General manager of the New York Giants, Jerry Reese, has long subscribed to the idea that you can never have too many long,athletic pass rushers filling the front of your defense. In 2004, he found a kindred spirit in defensive line coach Mike Waufle. In the successful time that the two were together they amassed a fortune of young, fast, and tall defensive line talent. This concept was something that Waufle took with him when he left for Oakland in 2009. All of sudden, Oakland too had a surplus of tall athletic defensive linemen. Now, Mike Waufle has started all over again - this time in St. Louis.

It was obvious that Fisher brought Waufle in to improve the talent that already existed on the Rams defensive front, but he also knew that Waufle's style of building and running a defensive line would be imperative to repairing the Rams defense. So far, he has done a very good job. Fisher and Snead helped Waufle dig into his old bag of tricks by pursuing tall athletic talent for the defense in the form of Kendall Langford, Micheal Brockers, Jason Jones, Kellen Heard, Matt Conrath, and Mason Brodine. Ultimately, the Rams finished the season as one of the top pass rushing teams and a defense that was significantly improved up front from the year before. The strategy had worked again.
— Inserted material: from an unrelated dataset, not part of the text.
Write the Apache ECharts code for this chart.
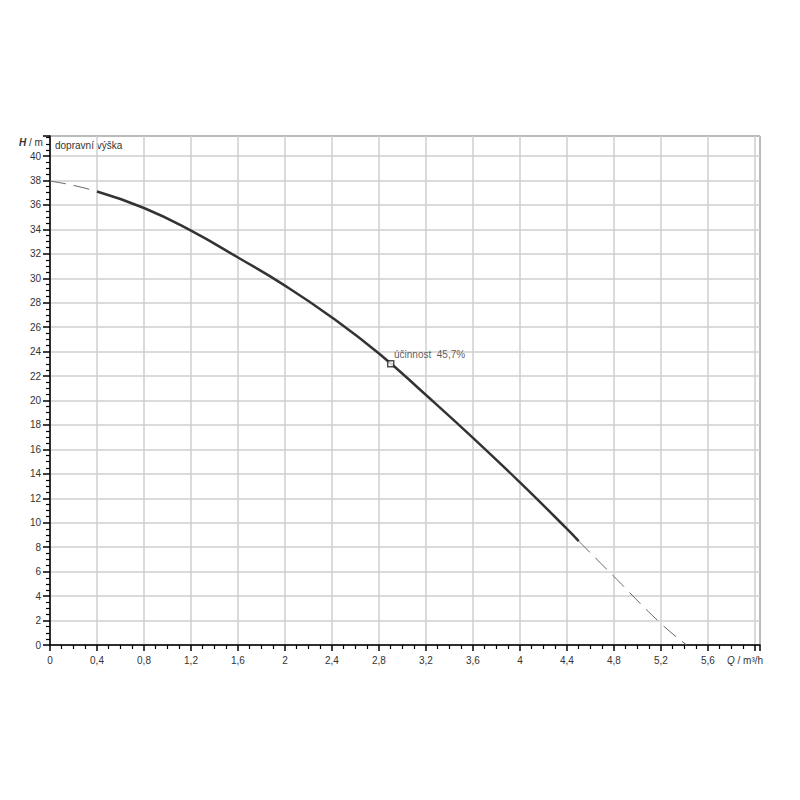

Why such an emphasis on tall, athletic lineman? Perhaps the answer seems self-explanatory. Why not, you may ask? Waufle and Fisher operated much of the season in a defensive front four that rotated most of the bookend depth players (Sims, Hayes) on the inside as well as the outside. Essentially in this defense, many of these 4-3 "ends" end up playing defensive tackle in the 4-3 alignment during passing downs. On these passing downs, the job of the tackle in a typical 4-3 is to shoot the gap (the space between offensive linemen). This is better suited for a quick athlete than a lumbering giant. However, a small athlete can become a liability if he is routed out of the play or taken advantage of on a draw. By having tall athletes with large frames, both of these liabilities can be minimized using leverage and technique. They can be taught to use their long arms to create separation from the guard and center allowing them to take up space, and yet still have space to make a play on the quarterback. That's why you see such an emphasis on tall athletic linemen in the Fisher/Waufle defense. As they always say in basketball, you can't teach height, and Waufle has a long history of taking raw natural size and ability, and coaching it to fit a specific role on his front.